Landlords are more willing to take on risk and receive benefits
Steve Ruh of Big Rock, Ill., is part of a growing movement of farmers switching to flex leases. Within the past two years, he has shifted most of his ground from fixed cash-rent to flex leases.
"Flex leases are fair for both the producer and landlord," Ruh says.
His landlords were open to the change, and they’ve benefitted the past two years with bonus checks.
"Flex leases will ease the pressure in a year of low prices, like 2014 appears to be," Ruh says.
"Flex leases will ease the pressure in a year of low prices, like 2014 appears to be." — Steve Ruh, Big Rock, Ill.

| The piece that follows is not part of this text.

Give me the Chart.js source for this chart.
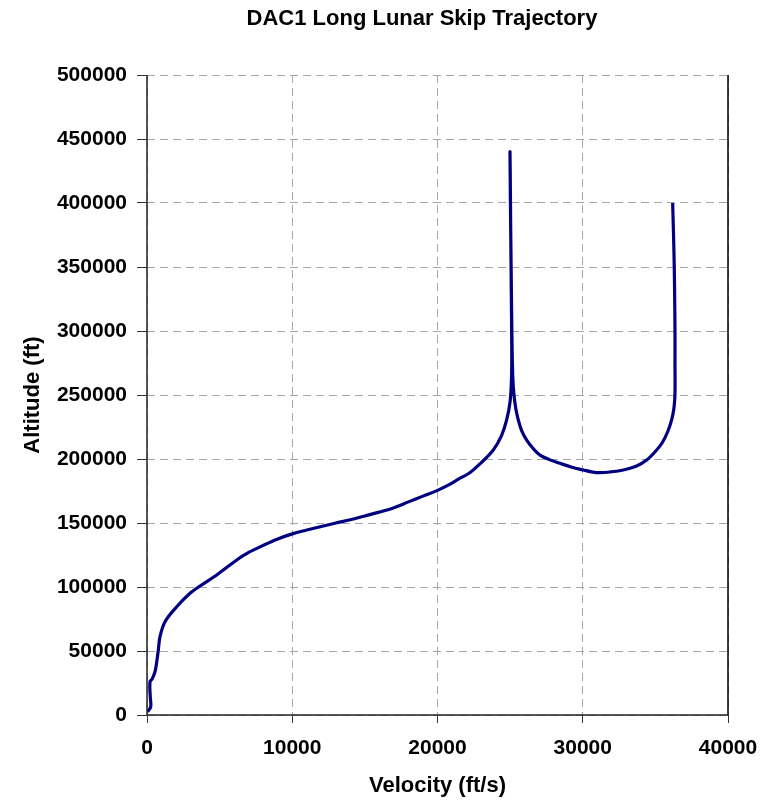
<!DOCTYPE html>
<html>
<head>
<meta charset="utf-8">
<title>DAC1 Long Lunar Skip Trajectory</title>
<script src="https://cdn.jsdelivr.net/npm/chart.js@4/dist/chart.umd.min.js"></script>
<style>
  html, body { margin: 0; padding: 0; background: #fff; }
  #wrap { width: 768px; height: 800px; position: relative; }
</style>
</head>
<body>
<div id="wrap"><canvas id="trajChart"></canvas></div>
<script>
// trajectory, entry (top right) to landing (origin)
const velocity = [
  36190, 36250, 36300, 36330, 36350, 36350, 36350, 36280, 36120, 35840,
  35460, 34970, 34400, 33710, 32790, 31900, 31190, 30600, 30040, 29200,
  28430, 27700, 27060, 26600, 26140, 25800, 25560, 25380, 25250, 25180,
  25120, 25070, 25020, 24990,
  25010, 25040, 25080, 25110, 25100, 25000, 24760, 24400, 23840, 23000,
  22200, 21550, 20800, 20000, 19000, 18000, 17000, 16000, 15000, 14000,
  13000, 12000, 11000, 10000, 9000, 8000, 7000, 6175, 4800, 3650,
  2960, 2045, 1240, 895, 780, 650, 550, 350, 207, 220,
  255, 40
];
const altitude = [
  400000, 375000, 350000, 325000, 300000, 275000, 251000, 239800, 230500, 221100,
  212500, 205500, 199200, 194500, 191400, 189900, 189300, 190000, 191400, 193800,
  196600, 199500, 203000, 208000, 214800, 222000, 230500, 240000, 252000, 265000,
  300000, 350000, 400000, 440000,
  420000, 380000, 330000, 290000, 265000, 245000, 230500, 218000, 207000, 197000,
  189000, 185000, 180000, 175500, 171000, 166500, 162000, 158500, 155500, 152500,
  150000, 147300, 144500, 141500, 137500, 132500, 127000, 121100, 109400, 100800,
  95100, 84600, 72900, 61200, 50800, 40000, 33800, 28000, 26000, 15000,
  6500, 2500
];

const chartTitle = "DAC1 Long Lunar Skip Trajectory";
const xTitle = "Velocity (ft/s)";
const yTitle = "Altitude (ft)";

const fontFamily = "'Liberation Sans', Arial, sans-serif";

// axis lines, the solid right edge of the plot and the title
const framePlugin = {
  id: "frame",
  afterDraw(chart) {
    const { ctx, chartArea } = chart;
    ctx.save();
    ctx.setLineDash([]);
    ctx.strokeStyle = "#222";
    ctx.lineWidth = 1.5;
    ctx.beginPath();
    ctx.moveTo(chartArea.left, chartArea.top);
    ctx.lineTo(chartArea.left, chartArea.bottom);
    ctx.lineTo(chartArea.right, chartArea.bottom);
    ctx.stroke();

    ctx.strokeStyle = "#000";
    ctx.beginPath();
    ctx.moveTo(chartArea.right, chartArea.top);
    ctx.lineTo(chartArea.right, chartArea.bottom);
    ctx.stroke();

    ctx.fillStyle = "#000";
    ctx.font = "bold 22px " + fontFamily;
    ctx.textAlign = "center";
    ctx.textBaseline = "middle";
    ctx.fillText(chartTitle, 422, 19);
    ctx.restore();
  },
};

const ctx = document.getElementById("trajChart").getContext("2d");
new Chart(ctx, {
  type: "scatter",
  data: {
    datasets: [
      {
        label: "Trajectory",
        data: velocity.map((v, i) => ({ x: v, y: altitude[i] })),
        showLine: true,
        borderColor: "#000080",
        borderWidth: 3.2,
        pointRadius: 0,
        tension: 0.35,
        fill: false,
      },
    ],
  },
  options: {
    responsive: true,
    maintainAspectRatio: false,
    animation: false,
    layout: { padding: { top: 75, right: 40, bottom: 0, left: 0 } },
    plugins: {
      legend: { display: false },
      tooltip: { enabled: false },
      title: { display: false },
    },
    scales: {
      x: {
        type: "linear",
        min: 0,
        max: 40000,
        afterFit: (scale) => {
          scale.height = 85;
          scale.paddingLeft = 0;
          scale.paddingRight = 0;
        },
        ticks: {
          stepSize: 10000,
          padding: 13,
          color: "#000",
          font: { family: fontFamily, size: 21, weight: "bold" },
          callback: (v) => String(v),
          maxRotation: 0,
        },
        grid: {
          color: "#a6a6a6",
          lineWidth: 1,
          tickLength: 8,
          tickColor: "#333",
          tickBorderDash: [],
        },
        border: { display: false, dash: [8, 5] },
        title: {
          display: true,
          text: xTitle,
          color: "#000",
          font: { family: fontFamily, size: 22, weight: "bold" },
          padding: { top: 0, bottom: 1 },
        },
      },
      y: {
        type: "linear",
        min: 0,
        max: 500000,
        afterFit: (scale) => { scale.width = 147; },
        ticks: {
          stepSize: 50000,
          padding: 10,
          color: "#000",
          font: { family: fontFamily, size: 21, weight: "bold" },
          callback: (v) => String(v),
        },
        grid: {
          color: "#a6a6a6",
          lineWidth: 1,
          tickLength: 10,
          tickColor: "#333",
          tickBorderDash: [],
        },
        border: { display: false, dash: [8, 5] },
        title: {
          display: true,
          text: yTitle,
          color: "#000",
          font: { family: fontFamily, size: 22, weight: "bold" },
          padding: { top: 20, bottom: 0 },
        },
      },
    },
  },
  plugins: [framePlugin],
});
</script>
</body>
</html>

These arrangements are becoming more popular. In 2007, flex leases in Iowa made up 12% of land deals. By 2012, they comprised 19% of rental arrangements, says Mike Duffy, an Iowa State University ag economist. He suspects that the percentage of flex leases was higher in 2013.
Another notable change the study found is the length of leases. In 2007, 14% of leases were for more than three years. By 2012, that number had increased to nearly 25%.
Farmers with long-term leases might be in an uncomfortable position as they try to renegotiate leases to match a lower price outlook during the next few years.
However, some farms are still making big deals. In Cedar County, Iowa, a tract of land went for $525 per acre in a two-year rental auction. With the outlook for $4 corn in 2014/15, Duffy struggles to understand how those numbers work.
"The rubber will hit the road in 2015," says Gary Schnitkey, a University of Illinois ag economist.
That’s when high-priced rents will square off against the new financial reality. His work shows that the burden of higher-than-average land rents falls disproportionately on large farms. Many have been on a rapid growth path in recent years, so they’ve had to shoulder higher rents.
Schnitkey cautions against thinking $400 and $500 per acre rents are typical. The average Illinois cash rent in 2013 was $221 per acre. Even in highly productive Champaign County, it was $255 per acre.
To break even, farmers can’t pay more than $290 to $300 per acre with $4.50 corn, Schnitkey says.